The Writer’s Village at Sarah Lawrence College
This summer I did a pre-college course at Sarah Lawrence College for three weeks in July. The course was a creative writing program called the “Writer’s Village,” where I took a fiction and a poetry class. I love both types of writing and I never seem to have enough time to free write during the school year. Plus, I lived on campus, which in itself was exciting.
The fiction class was one of the best classroom experiences I’ve ever had. The teacher, David Hollander, was phenomenal. Every day we would read a different style of short story and afterward, we would try to write a small piece in that style. One day it would be a story composed of run-on sentences; the next day it would be a work of mostly dialogue. We would only have about ten minutes to write, so I ended up with a collection of experimental pieces, some I was proud of and some that wasn’t, but at least I have material to play around with.
The poetry class was not what I expected it to be. Most of the time was spent reading the work of published poets and talking about what we liked. I did learn some new techniques and I did explore a whole different style of writing that normally I would never gravitate toward, but this was done organically and without the direct instruction of the teacher. The class emphasized free-form writing.
The teacher gave me real constructive criticism for my writing, which was really refreshing. Often with English teachers, they are uncertain on how to critique poetry or story writing. It was refreshing to get praise for my efforts as well as insight as to how I could improve my piece and develop it further.
Twice during the program, each student had conferences with the fiction and poetry teacher. I could bring in a piece and discuss it or just talk about my writing in general. The one-on-one situation made the experience really personal and it was clear the teachers really care about each student.
One of the highlights of the program was the workshops. For both poetry and fiction, there was an opportunity to print out my piece, give a copy to everyone and then read the story aloud so my peers could tell me what they thought was done well and what I could do to improve. Every student would write comments on the print outs and give them back to the writer, so at the end of the day, I had this collection of thoughtful, encouraging comments from my peers.

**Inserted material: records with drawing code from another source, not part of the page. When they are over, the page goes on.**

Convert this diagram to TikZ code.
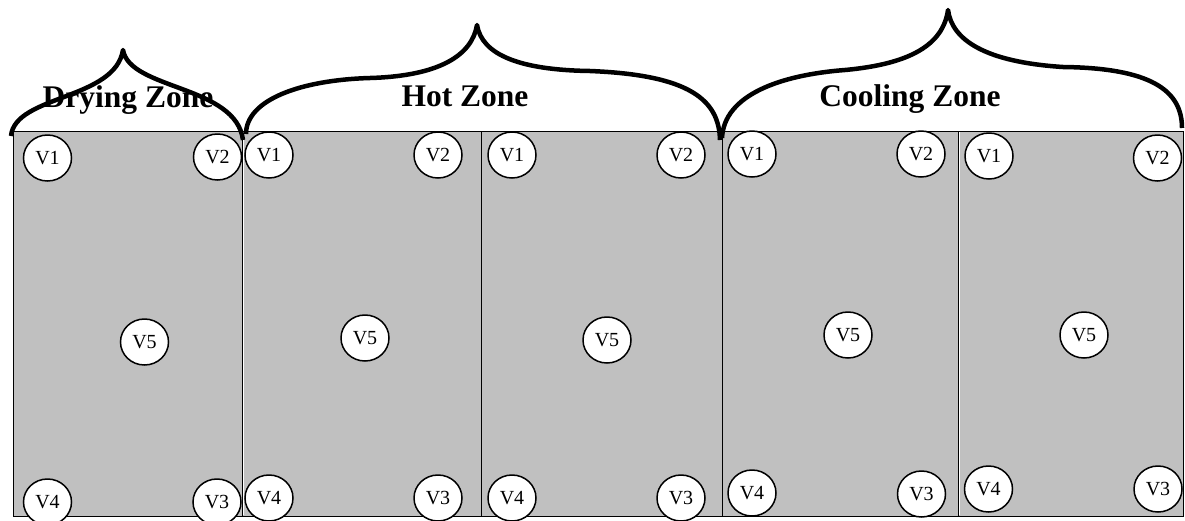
\documentclass[tikz,border=0pt]{standalone}
\usepackage{fontspec}
\setmainfont{Liberation Serif}
\usetikzlibrary{shapes.geometric}
\definecolor{zonegray}{HTML}{C0C0C0}
\newcommand\probetext[1]{\raisebox{-3pt}{#1}}
\tikzset{
  panel/.style={fill=zonegray, draw=black, line width=1pt},
  divider/.style={draw=black, line width=1pt},
  gapline/.style={draw=white, line width=1pt},
  probe/.style={ellipse, draw=black, line width=1.5pt, fill=white,
    minimum width=48pt, minimum height=46pt, inner sep=0pt,
    font=\fontsize{20}{20}\selectfont},
  zonelabel/.style={font=\bfseries\fontsize{31.5}{34}\selectfont,
    inner sep=0pt, anchor=base},
  bracestroke/.style={line width=4.5pt, line join=round, line cap=butt},
}
\begin{document}
\begin{tikzpicture}[x=1pt,y=-1pt]
\useasboundingbox (0,0) rectangle (1185,520);

% kiln body, split into five chambers
\path[panel] (13,131) rectangle (1183,516);
\draw[divider] (242,131) -- (242,516);
\draw[gapline] (243.3,132) -- (243.3,515);
\draw[divider] (481,131) -- (481,516);
\draw[divider] (722,131) -- (722,516);
\draw[divider] (958.5,131) -- (958.5,516);
\draw[gapline] (959.8,132) -- (959.8,515);

% probes: drying chamber
\node[probe] (d1) at (47.5,158) {\probetext{V1}};
\node[probe] (d2) at (217.5,157) {\probetext{V2}};
\node[probe] (d3) at (217,502) {\probetext{V3}};
\node[probe] (d4) at (47.5,502) {\probetext{V4}};
\node[probe] (d5) at (144.5,342) {\probetext{V5}};

% probes: first hot chamber
\node[probe] (ha1) at (269,155) {\probetext{V1}};
\node[probe] (ha2) at (438,155) {\probetext{V2}};
\node[probe] (ha3) at (438,498) {\probetext{V3}};
\node[probe] (ha4) at (269,498) {\probetext{V4}};
\node[probe] (ha5) at (365,338) {\probetext{V5}};

% probes: second hot chamber
\node[probe] (hb1) at (512,155) {\probetext{V1}};
\node[probe] (hb2) at (681,155) {\probetext{V2}};
\node[probe] (hb3) at (681,498) {\probetext{V3}};
\node[probe] (hb4) at (512,498) {\probetext{V4}};
\node[probe] (hb5) at (607,340) {\probetext{V5}};

% probes: first cooling chamber
\node[probe] (ca1) at (752,154) {\probetext{V1}};
\node[probe] (ca2) at (921,154) {\probetext{V2}};
\node[probe] (ca3) at (921.5,494) {\probetext{V3}};
\node[probe] (ca4) at (752,493) {\probetext{V4}};
\node[probe] (ca5) at (848,335) {\probetext{V5}};

% probes: second cooling chamber
\node[probe] (cb1) at (989,156) {\probetext{V1}};
\node[probe] (cb2) at (1157.5,158) {\probetext{V2}};
\node[probe] (cb3) at (1158,489) {\probetext{V3}};
\node[probe] (cb4) at (988.5,489) {\probetext{V4}};
\node[probe] (cb5) at (1084,335) {\probetext{V5}};

% zone titles
\node[zonelabel] (drylabel) at (128,107) {Drying Zone};
\node[zonelabel] (hotlabel) at (465,106) {Hot Zone};
\node[zonelabel] (coollabel) at (910,106) {Cooling Zone};

% curly braces over each zone
\draw[bracestroke] (11,136) .. controls (15,95) and (115,100) .. (123,50)
  .. controls (130,90) and (236,85) .. (243,140);
\draw[bracestroke] (246,134) .. controls (246,100) and (300,80) .. (370,78)
  .. controls (440,76) and (472,55) .. (477,25)
  .. controls (482,55) and (520,70) .. (590,71)
  .. controls (690,75) and (719,100) .. (720,140);
\draw[bracestroke] (722,138) .. controls (724,95) and (780,75) .. (845,70)
  .. controls (910,64) and (943,45) .. (948,10)
  .. controls (952,40) and (985,62) .. (1063,67)
  .. controls (1150,68) and (1182,90) .. (1182,128);
\end{tikzpicture}
\end{document}
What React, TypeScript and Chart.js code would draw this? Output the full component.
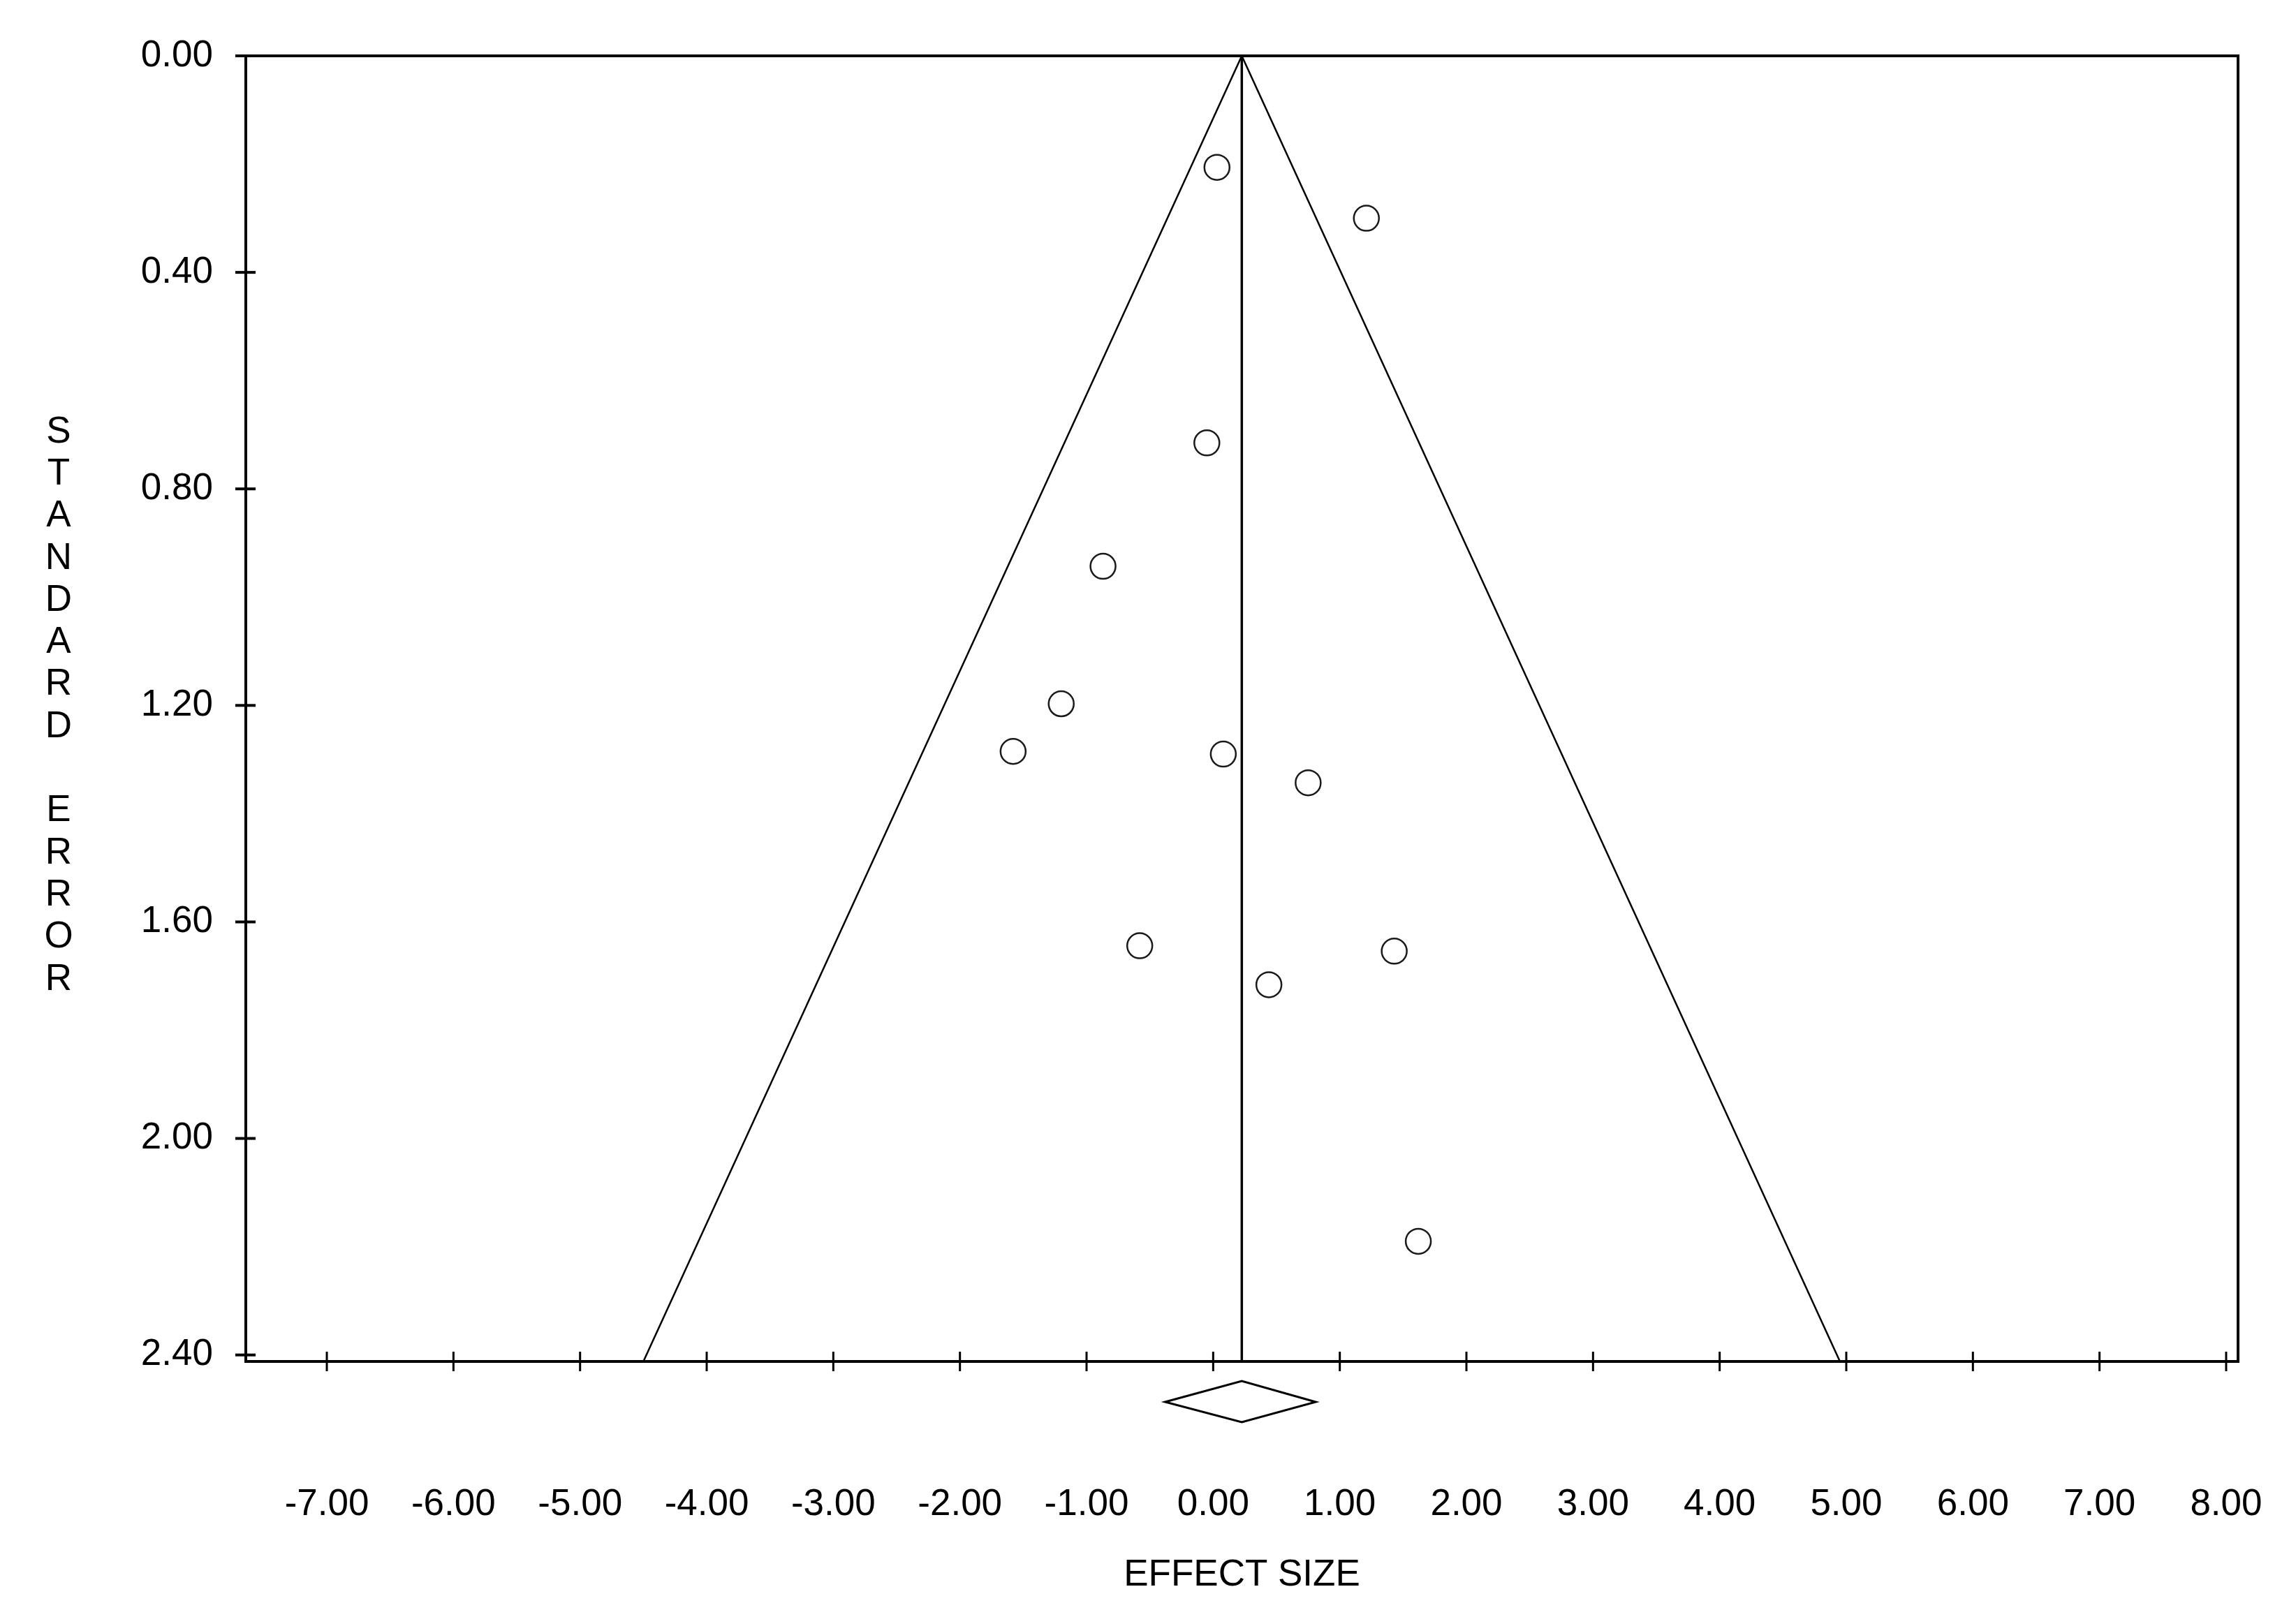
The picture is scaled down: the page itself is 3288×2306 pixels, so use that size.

I highly recommend this program to any high school student who loves writing. By the end of the program, I had gotten incredibly close to all the girls in my dorm as well as the teachers. Someone from my class has created an online classroom so we can continue to workshop each other’s pieces. It was truly wonderful to be a part of this group of talented writers. #
Zara Jamshed, an intern at Education Update, is a junior at the United Nations International School in Manhattan.